> _DO THIS_
Among the entries below, please repeat exactly and only the lines from the line containing "Write a component" to the line containing "const yTicks = [0, 10, 20, 30, 40, 50, 60];", both lines included.

───── TASK INPUTS ─────

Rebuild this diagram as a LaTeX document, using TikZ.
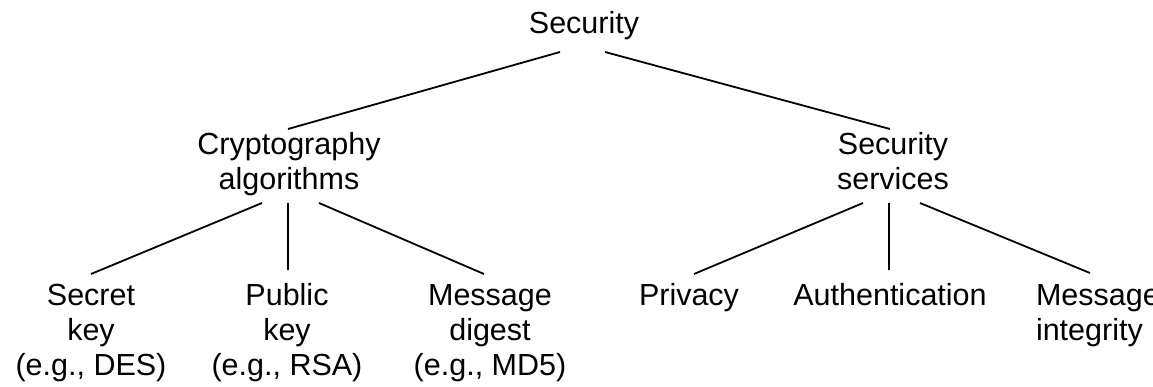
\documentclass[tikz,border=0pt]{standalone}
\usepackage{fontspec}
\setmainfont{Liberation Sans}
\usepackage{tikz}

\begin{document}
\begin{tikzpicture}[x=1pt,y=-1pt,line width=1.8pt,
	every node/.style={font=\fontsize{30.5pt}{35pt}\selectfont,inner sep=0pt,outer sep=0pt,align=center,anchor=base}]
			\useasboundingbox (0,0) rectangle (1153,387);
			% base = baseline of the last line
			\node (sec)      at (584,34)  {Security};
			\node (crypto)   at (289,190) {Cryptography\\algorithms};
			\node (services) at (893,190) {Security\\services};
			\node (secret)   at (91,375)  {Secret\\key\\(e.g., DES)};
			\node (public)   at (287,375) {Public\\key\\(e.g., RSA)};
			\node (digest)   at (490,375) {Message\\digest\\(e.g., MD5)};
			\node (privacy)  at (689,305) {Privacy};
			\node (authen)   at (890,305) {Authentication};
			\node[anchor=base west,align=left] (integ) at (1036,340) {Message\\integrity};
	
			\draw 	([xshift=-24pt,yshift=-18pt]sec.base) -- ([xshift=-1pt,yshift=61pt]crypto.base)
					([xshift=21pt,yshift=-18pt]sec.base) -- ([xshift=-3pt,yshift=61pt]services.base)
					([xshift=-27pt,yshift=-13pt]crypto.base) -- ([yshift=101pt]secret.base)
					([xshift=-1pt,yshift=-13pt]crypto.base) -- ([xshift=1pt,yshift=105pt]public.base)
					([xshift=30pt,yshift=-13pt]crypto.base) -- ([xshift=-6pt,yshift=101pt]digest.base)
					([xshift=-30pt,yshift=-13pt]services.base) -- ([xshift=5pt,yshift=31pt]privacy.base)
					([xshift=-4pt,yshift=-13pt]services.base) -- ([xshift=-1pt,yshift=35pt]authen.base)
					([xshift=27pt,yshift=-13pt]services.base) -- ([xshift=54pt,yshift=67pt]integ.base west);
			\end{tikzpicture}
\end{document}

─────
───── TASK INPUTS ─────

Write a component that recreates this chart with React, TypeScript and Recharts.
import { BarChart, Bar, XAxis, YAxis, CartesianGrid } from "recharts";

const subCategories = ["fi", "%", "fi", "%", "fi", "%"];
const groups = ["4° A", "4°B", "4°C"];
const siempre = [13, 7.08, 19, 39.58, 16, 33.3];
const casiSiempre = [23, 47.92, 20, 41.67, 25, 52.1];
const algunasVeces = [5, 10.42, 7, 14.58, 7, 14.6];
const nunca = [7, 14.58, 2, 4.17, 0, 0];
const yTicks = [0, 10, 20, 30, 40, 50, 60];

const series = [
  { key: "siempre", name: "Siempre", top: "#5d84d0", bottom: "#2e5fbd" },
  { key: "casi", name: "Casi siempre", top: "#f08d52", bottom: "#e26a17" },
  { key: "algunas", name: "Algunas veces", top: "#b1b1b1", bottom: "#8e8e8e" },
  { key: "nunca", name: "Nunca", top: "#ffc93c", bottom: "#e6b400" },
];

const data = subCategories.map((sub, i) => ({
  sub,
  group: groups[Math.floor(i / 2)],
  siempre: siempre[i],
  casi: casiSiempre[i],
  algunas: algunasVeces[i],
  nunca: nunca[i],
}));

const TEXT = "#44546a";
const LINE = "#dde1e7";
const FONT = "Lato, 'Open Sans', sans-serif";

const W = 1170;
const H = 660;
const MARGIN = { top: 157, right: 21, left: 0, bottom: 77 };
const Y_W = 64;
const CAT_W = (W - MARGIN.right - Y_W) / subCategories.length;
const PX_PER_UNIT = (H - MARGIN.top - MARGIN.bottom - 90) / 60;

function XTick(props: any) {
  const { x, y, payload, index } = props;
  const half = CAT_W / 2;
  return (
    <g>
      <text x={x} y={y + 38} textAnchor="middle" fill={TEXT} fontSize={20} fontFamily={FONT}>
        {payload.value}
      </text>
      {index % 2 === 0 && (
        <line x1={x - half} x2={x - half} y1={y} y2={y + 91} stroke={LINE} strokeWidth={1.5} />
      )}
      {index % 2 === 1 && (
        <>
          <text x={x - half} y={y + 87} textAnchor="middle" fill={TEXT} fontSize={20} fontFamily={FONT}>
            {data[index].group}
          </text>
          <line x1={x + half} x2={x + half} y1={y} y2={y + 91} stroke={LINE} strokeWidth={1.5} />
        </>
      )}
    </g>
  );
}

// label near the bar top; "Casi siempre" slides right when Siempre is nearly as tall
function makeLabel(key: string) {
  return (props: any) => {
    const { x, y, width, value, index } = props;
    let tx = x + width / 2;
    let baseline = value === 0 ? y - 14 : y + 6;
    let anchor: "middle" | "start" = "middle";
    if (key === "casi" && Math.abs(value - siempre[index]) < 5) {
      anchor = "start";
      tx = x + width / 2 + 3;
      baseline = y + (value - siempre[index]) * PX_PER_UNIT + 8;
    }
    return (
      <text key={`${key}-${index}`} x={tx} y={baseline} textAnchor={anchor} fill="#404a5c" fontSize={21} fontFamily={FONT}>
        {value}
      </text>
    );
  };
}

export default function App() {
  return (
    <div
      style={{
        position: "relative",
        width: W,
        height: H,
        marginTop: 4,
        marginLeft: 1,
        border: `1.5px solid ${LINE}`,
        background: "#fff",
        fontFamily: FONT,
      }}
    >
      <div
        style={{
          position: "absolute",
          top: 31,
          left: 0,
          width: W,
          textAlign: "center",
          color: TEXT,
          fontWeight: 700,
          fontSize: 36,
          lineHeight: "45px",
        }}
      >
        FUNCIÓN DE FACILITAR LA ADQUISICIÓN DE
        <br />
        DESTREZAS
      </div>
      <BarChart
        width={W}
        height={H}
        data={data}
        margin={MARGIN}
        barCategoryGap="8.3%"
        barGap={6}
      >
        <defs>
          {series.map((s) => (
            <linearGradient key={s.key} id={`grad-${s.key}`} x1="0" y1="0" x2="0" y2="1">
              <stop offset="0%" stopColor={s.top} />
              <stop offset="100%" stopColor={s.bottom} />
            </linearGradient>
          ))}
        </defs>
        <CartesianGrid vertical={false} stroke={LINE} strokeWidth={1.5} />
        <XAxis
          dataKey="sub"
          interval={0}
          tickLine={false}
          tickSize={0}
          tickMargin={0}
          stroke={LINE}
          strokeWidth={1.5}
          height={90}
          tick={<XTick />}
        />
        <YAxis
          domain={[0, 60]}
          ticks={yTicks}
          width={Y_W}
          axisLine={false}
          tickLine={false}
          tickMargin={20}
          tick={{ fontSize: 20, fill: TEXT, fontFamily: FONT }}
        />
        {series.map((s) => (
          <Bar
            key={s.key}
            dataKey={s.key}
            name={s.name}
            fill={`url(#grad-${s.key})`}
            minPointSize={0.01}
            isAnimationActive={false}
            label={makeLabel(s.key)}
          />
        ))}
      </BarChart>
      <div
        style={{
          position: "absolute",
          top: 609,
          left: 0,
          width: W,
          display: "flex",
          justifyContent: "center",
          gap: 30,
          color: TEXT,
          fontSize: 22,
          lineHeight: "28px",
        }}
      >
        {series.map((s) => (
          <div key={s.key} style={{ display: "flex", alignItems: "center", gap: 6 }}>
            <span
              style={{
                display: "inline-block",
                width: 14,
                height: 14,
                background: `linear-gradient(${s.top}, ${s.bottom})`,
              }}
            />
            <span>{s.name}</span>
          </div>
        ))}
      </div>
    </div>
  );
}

─────
───── TASK INPUTS ─────

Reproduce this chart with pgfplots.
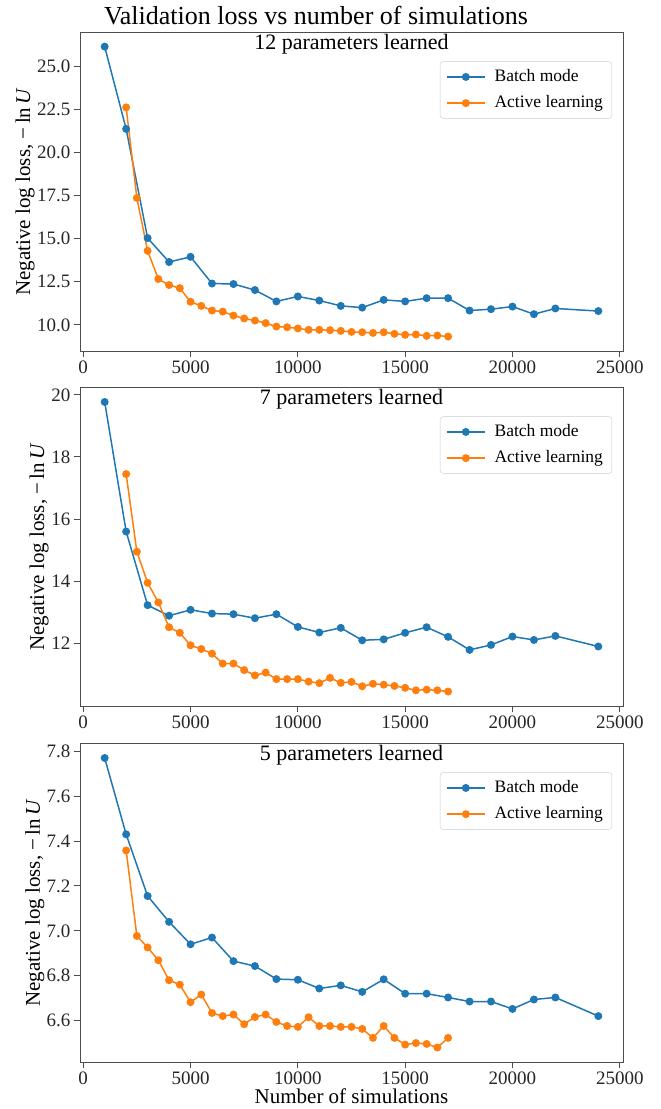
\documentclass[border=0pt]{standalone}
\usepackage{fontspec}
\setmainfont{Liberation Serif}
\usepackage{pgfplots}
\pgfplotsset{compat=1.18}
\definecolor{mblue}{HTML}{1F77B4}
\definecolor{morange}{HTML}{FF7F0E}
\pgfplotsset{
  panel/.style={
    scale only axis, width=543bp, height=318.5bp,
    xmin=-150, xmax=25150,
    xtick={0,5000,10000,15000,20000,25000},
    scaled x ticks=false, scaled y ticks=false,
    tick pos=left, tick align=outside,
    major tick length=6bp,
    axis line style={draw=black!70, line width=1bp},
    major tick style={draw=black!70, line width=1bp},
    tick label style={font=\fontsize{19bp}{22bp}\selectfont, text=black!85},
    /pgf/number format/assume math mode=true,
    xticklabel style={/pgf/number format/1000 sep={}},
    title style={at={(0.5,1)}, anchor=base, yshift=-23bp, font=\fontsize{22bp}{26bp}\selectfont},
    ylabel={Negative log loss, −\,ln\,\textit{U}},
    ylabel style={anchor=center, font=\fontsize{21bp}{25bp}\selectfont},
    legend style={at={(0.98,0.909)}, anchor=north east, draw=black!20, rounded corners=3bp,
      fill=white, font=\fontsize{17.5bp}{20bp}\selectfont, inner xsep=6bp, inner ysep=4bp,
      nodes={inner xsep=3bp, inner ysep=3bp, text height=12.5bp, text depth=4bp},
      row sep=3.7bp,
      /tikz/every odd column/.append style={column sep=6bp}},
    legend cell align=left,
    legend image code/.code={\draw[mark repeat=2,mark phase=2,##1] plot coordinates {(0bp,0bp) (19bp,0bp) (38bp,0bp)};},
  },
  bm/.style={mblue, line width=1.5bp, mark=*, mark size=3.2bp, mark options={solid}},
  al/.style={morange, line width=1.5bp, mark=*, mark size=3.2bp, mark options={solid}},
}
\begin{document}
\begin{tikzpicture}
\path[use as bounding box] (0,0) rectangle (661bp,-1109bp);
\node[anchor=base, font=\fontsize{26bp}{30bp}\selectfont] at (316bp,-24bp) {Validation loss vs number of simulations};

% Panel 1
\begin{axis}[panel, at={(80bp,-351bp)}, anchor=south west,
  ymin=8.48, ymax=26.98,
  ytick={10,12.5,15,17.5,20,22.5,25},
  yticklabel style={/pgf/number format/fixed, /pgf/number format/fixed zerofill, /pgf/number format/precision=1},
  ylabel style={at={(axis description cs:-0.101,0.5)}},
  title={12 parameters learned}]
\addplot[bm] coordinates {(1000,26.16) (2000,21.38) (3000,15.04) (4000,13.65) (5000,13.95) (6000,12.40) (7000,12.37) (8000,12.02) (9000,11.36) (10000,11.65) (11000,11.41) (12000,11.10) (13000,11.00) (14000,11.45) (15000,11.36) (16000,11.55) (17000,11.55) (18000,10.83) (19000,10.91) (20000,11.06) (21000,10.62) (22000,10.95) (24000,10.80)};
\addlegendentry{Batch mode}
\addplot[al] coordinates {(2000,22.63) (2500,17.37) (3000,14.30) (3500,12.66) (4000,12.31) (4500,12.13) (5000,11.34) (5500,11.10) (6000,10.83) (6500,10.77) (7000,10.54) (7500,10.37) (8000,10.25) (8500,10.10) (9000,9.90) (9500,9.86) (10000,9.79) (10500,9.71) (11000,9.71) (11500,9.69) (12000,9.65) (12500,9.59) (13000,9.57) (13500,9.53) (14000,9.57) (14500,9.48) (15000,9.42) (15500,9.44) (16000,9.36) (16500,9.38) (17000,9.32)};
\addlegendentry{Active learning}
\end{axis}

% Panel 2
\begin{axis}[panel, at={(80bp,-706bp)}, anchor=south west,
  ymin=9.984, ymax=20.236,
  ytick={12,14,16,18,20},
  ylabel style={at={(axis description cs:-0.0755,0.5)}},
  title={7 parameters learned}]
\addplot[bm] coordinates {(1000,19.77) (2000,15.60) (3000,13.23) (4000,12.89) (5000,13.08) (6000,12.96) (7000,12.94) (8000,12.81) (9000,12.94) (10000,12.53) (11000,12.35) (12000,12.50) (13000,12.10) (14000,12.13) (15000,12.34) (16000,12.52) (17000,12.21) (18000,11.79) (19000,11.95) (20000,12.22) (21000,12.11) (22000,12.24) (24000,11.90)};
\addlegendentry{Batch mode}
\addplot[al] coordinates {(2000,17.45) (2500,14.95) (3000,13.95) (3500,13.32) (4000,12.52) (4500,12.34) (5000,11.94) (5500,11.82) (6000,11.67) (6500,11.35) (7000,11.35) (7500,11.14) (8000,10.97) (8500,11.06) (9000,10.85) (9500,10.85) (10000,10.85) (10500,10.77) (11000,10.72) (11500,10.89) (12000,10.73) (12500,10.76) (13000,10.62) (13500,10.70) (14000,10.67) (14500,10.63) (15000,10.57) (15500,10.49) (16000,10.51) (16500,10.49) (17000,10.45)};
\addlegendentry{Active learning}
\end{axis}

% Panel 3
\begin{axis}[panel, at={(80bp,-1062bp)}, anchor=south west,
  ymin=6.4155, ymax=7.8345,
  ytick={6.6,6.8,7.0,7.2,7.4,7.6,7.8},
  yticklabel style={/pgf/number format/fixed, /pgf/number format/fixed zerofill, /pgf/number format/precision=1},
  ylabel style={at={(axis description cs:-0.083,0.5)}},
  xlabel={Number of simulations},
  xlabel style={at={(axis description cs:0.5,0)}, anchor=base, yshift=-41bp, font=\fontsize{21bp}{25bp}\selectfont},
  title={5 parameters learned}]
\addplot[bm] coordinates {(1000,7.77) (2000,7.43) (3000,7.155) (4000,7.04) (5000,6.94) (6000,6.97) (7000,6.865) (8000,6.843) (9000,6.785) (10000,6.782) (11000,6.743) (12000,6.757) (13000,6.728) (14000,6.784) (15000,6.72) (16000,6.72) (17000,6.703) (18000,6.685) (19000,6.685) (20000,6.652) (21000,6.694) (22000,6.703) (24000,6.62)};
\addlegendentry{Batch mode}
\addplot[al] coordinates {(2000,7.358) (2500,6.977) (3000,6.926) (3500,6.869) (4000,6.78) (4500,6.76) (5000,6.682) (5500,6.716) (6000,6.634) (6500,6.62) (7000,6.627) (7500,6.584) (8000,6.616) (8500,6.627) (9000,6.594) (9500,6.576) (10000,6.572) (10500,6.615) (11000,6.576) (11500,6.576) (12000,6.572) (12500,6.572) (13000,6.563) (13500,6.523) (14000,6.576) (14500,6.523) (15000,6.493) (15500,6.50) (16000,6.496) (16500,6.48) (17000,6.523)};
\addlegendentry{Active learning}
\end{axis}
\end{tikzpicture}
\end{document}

─────

> _SOLUTION TO THE EXERCISE_
Write a component that recreates this chart with React, TypeScript and Recharts.
import { BarChart, Bar, XAxis, YAxis, CartesianGrid } from "recharts";

const subCategories = ["fi", "%", "fi", "%", "fi", "%"];
const groups = ["4° A", "4°B", "4°C"];
const siempre = [13, 7.08, 19, 39.58, 16, 33.3];
const casiSiempre = [23, 47.92, 20, 41.67, 25, 52.1];
const algunasVeces = [5, 10.42, 7, 14.58, 7, 14.6];
const nunca = [7, 14.58, 2, 4.17, 0, 0];
const yTicks = [0, 10, 20, 30, 40, 50, 60];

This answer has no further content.